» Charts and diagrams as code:
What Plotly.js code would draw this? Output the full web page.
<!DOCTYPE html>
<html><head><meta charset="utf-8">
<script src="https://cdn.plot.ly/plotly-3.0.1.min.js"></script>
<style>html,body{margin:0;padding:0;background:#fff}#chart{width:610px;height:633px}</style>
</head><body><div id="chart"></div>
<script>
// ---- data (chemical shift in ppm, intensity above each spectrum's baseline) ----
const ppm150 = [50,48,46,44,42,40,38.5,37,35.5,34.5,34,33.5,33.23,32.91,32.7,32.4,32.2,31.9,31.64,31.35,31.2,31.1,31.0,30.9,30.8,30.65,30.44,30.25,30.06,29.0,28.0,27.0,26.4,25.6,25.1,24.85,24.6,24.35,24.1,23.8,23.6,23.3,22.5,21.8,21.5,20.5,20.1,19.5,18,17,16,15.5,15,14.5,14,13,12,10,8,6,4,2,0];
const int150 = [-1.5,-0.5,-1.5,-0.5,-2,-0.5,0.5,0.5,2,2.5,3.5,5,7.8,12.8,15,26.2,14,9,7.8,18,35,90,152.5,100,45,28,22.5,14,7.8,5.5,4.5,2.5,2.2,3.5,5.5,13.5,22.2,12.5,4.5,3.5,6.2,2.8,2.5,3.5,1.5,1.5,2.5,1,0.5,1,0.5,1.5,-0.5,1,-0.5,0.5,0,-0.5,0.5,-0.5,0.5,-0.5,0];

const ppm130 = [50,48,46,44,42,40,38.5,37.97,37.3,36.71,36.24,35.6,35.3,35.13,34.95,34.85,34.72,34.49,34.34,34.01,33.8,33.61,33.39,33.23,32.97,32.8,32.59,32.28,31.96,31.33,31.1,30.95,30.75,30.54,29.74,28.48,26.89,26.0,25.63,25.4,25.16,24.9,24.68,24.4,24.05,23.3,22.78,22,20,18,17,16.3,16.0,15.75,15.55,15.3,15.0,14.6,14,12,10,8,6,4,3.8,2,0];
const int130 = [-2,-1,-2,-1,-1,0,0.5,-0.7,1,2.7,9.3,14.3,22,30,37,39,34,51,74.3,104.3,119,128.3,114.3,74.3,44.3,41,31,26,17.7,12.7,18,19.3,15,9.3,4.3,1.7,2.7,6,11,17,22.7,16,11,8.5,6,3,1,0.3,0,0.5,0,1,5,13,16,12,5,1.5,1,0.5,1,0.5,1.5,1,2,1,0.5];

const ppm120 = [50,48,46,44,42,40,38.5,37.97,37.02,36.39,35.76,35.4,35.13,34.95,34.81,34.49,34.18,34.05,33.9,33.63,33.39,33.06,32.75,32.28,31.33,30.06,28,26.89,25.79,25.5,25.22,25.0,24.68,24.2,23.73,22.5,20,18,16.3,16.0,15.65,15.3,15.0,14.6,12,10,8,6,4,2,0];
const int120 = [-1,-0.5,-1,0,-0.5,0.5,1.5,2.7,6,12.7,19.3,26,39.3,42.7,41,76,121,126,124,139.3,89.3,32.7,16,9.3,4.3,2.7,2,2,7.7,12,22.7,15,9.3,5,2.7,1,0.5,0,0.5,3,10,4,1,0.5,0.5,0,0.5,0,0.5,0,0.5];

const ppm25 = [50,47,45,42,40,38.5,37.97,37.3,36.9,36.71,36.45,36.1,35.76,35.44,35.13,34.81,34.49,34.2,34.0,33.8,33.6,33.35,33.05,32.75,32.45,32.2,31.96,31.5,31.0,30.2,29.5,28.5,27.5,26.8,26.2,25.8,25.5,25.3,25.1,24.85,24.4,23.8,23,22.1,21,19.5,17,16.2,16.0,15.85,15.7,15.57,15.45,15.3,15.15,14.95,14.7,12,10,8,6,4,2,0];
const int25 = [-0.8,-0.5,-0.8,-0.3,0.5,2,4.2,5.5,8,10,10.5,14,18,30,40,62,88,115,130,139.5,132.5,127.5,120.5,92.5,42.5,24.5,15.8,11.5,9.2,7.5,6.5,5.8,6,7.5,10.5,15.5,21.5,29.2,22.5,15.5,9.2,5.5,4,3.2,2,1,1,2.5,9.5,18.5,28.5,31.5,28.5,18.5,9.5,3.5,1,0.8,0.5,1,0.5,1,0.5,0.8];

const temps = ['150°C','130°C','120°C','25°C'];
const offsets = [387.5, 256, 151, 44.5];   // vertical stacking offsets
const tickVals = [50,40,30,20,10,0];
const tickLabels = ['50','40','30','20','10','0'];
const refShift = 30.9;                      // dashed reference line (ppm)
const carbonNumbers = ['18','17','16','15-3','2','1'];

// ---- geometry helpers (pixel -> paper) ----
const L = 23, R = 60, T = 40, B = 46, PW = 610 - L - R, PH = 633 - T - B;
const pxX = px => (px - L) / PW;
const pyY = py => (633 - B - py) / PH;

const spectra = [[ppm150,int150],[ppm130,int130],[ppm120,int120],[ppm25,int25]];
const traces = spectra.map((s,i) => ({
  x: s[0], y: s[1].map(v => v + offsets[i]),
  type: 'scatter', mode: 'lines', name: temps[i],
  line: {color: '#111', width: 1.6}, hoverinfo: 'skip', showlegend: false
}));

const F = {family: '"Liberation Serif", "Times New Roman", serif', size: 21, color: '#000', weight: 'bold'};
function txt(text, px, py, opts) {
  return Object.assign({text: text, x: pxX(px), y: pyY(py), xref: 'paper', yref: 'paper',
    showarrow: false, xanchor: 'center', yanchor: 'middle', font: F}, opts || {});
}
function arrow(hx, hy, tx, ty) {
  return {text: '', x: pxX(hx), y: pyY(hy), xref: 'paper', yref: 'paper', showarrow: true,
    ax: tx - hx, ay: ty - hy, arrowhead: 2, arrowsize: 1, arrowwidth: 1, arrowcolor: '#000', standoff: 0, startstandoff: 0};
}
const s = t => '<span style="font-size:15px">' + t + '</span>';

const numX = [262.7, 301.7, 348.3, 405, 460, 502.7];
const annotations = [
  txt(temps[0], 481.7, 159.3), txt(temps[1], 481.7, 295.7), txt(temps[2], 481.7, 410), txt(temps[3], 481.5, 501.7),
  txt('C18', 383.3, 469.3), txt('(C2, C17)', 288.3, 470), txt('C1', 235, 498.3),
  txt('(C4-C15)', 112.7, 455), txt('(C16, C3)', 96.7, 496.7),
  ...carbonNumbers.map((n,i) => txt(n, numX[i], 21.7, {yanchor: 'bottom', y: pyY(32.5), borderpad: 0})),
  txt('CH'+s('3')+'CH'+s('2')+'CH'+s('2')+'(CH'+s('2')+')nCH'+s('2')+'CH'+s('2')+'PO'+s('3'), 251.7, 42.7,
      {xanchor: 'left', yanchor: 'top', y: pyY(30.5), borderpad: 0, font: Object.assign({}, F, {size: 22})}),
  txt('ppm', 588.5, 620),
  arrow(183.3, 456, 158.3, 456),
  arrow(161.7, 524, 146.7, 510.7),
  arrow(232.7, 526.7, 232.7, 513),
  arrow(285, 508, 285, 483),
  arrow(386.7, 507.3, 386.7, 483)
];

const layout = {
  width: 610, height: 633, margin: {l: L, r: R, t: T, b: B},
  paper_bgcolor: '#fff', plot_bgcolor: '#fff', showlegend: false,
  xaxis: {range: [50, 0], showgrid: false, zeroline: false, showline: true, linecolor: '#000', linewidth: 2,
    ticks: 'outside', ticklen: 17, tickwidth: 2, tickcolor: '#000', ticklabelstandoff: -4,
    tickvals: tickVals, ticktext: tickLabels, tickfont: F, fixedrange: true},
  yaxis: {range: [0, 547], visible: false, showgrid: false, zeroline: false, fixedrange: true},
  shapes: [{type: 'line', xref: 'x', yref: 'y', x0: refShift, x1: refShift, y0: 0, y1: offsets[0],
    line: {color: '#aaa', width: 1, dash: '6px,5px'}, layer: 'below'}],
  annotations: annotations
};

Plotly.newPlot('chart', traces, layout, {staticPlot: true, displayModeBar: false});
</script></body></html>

==

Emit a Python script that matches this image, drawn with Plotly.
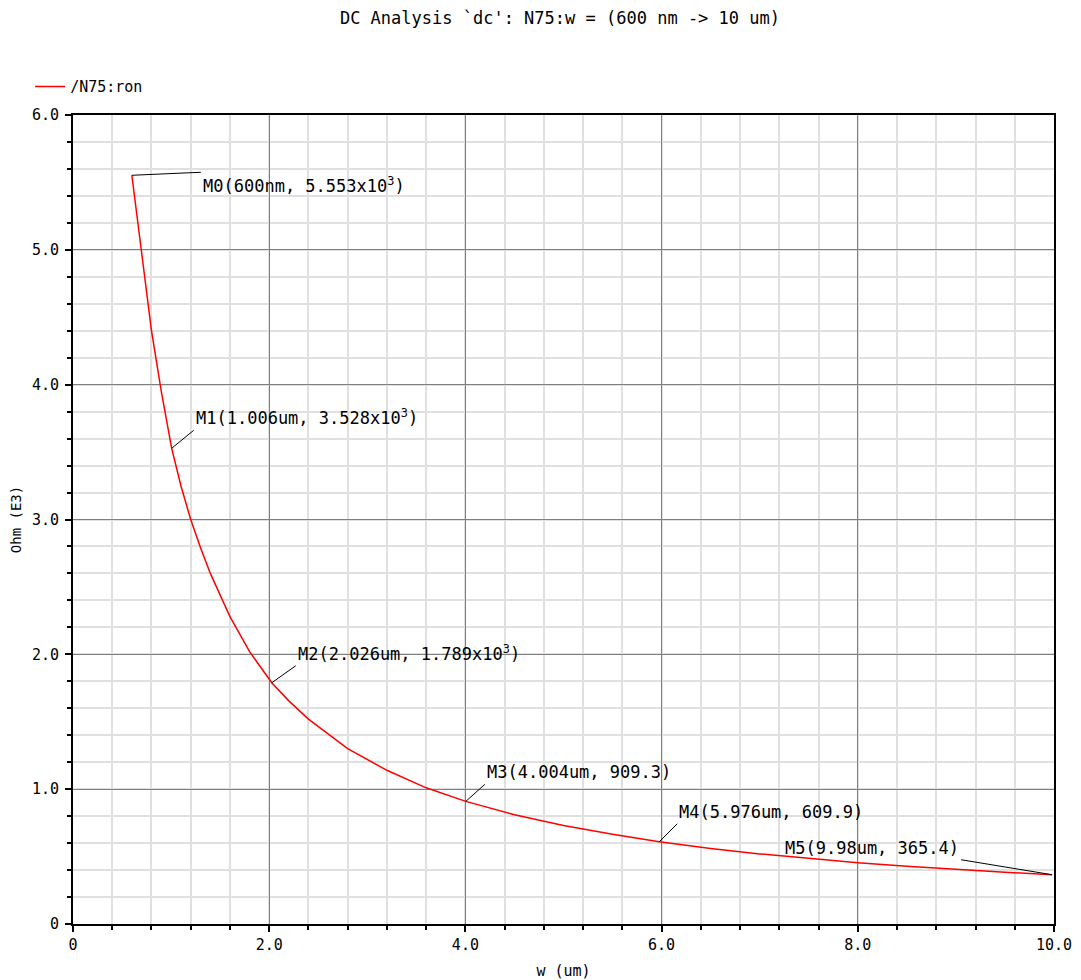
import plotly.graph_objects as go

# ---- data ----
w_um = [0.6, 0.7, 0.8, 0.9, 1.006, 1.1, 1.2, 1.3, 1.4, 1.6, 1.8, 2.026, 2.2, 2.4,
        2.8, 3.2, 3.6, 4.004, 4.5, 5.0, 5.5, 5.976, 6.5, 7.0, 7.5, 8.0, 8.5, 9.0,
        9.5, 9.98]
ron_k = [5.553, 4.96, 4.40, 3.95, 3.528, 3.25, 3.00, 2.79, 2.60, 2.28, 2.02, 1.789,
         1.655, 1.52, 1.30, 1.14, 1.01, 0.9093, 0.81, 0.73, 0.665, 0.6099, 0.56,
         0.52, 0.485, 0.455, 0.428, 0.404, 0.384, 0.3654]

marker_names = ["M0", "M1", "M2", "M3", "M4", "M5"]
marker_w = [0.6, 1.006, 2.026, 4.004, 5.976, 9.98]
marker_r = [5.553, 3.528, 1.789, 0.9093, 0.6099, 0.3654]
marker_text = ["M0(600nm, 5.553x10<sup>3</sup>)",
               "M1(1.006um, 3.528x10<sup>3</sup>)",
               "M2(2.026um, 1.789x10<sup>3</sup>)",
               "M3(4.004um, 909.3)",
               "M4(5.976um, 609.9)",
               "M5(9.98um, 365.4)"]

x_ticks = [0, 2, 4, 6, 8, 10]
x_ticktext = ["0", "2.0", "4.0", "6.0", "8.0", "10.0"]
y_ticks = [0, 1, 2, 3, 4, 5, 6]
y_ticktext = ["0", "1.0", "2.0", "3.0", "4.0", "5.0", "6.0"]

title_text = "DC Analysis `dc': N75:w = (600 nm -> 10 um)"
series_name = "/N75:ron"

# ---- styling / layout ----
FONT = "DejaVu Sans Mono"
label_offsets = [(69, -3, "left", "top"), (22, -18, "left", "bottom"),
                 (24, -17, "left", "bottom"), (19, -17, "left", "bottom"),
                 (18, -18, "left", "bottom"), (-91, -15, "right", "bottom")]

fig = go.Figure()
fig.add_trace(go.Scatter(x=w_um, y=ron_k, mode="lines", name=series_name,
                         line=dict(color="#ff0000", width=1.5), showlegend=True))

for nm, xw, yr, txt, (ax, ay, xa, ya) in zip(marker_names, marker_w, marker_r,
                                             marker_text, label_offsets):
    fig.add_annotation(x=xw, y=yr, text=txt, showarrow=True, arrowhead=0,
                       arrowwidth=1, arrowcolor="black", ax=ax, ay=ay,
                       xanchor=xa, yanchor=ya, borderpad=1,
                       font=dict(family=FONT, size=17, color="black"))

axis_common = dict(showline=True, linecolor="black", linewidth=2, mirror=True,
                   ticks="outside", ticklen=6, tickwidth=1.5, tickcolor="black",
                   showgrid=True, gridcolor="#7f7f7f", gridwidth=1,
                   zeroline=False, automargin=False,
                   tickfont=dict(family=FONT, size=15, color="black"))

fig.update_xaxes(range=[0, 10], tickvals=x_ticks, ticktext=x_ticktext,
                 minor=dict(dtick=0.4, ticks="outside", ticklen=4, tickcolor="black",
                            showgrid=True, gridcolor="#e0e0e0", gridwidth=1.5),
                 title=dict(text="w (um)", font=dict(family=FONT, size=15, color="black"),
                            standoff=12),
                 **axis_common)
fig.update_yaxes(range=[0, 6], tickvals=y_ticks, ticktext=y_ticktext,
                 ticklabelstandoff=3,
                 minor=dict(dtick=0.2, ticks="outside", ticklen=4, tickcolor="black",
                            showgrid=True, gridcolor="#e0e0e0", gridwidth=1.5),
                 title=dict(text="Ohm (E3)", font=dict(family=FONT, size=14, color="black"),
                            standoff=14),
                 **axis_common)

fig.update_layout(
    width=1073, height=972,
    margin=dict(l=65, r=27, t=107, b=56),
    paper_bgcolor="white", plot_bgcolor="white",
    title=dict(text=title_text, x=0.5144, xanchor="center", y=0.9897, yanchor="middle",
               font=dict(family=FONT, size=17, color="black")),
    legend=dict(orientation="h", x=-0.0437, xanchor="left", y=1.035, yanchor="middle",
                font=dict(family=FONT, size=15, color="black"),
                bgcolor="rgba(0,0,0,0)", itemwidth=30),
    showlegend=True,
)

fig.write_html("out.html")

--

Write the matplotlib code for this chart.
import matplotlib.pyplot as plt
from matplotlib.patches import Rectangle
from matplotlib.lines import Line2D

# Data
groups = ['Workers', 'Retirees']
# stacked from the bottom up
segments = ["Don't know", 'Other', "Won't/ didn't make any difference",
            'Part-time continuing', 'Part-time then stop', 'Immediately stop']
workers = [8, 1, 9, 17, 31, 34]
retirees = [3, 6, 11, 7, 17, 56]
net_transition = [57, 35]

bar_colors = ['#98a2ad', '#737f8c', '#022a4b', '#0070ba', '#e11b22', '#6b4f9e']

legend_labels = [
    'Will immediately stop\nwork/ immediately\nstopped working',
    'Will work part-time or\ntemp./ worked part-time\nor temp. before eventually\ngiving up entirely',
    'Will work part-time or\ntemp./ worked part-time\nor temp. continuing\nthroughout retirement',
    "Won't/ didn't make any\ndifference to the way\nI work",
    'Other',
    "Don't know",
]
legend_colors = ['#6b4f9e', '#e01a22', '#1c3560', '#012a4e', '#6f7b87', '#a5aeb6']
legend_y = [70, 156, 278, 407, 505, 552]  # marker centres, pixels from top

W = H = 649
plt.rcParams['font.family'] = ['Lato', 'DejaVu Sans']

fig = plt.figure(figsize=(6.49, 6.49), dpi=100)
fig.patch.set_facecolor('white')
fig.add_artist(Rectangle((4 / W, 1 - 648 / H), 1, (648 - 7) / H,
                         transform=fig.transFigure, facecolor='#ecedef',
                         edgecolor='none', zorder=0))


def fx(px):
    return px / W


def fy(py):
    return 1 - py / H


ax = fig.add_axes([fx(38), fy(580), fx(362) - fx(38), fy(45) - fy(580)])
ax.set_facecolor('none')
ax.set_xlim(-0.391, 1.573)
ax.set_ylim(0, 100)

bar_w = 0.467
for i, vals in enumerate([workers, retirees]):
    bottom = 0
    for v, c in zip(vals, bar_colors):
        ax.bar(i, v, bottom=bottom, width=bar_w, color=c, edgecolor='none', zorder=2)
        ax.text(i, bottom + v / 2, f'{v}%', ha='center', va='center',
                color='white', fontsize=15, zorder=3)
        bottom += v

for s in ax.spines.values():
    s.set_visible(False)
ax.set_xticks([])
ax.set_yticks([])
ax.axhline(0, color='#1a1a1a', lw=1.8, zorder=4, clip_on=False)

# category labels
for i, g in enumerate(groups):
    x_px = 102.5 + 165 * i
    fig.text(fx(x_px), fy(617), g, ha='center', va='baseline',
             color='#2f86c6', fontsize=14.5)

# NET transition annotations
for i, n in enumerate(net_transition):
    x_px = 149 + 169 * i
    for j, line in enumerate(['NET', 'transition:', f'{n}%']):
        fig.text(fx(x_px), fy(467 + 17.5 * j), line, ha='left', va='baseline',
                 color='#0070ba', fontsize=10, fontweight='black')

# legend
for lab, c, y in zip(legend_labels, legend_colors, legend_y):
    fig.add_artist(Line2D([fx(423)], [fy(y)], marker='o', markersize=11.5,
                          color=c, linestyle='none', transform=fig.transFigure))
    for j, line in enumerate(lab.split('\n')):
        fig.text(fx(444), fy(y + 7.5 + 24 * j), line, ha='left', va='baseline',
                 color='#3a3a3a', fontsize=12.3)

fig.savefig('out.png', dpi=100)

» Exercise details: Retype the records above, but only those lines that fall between the line containing "Write the matplotlib code for this chart." and the line containing "from matplotlib.lines import Line2D", with both of those lines included, exactly as written.

» Finished exercise:
Write the matplotlib code for this chart.
import matplotlib.pyplot as plt
from matplotlib.patches import Rectangle
from matplotlib.lines import Line2D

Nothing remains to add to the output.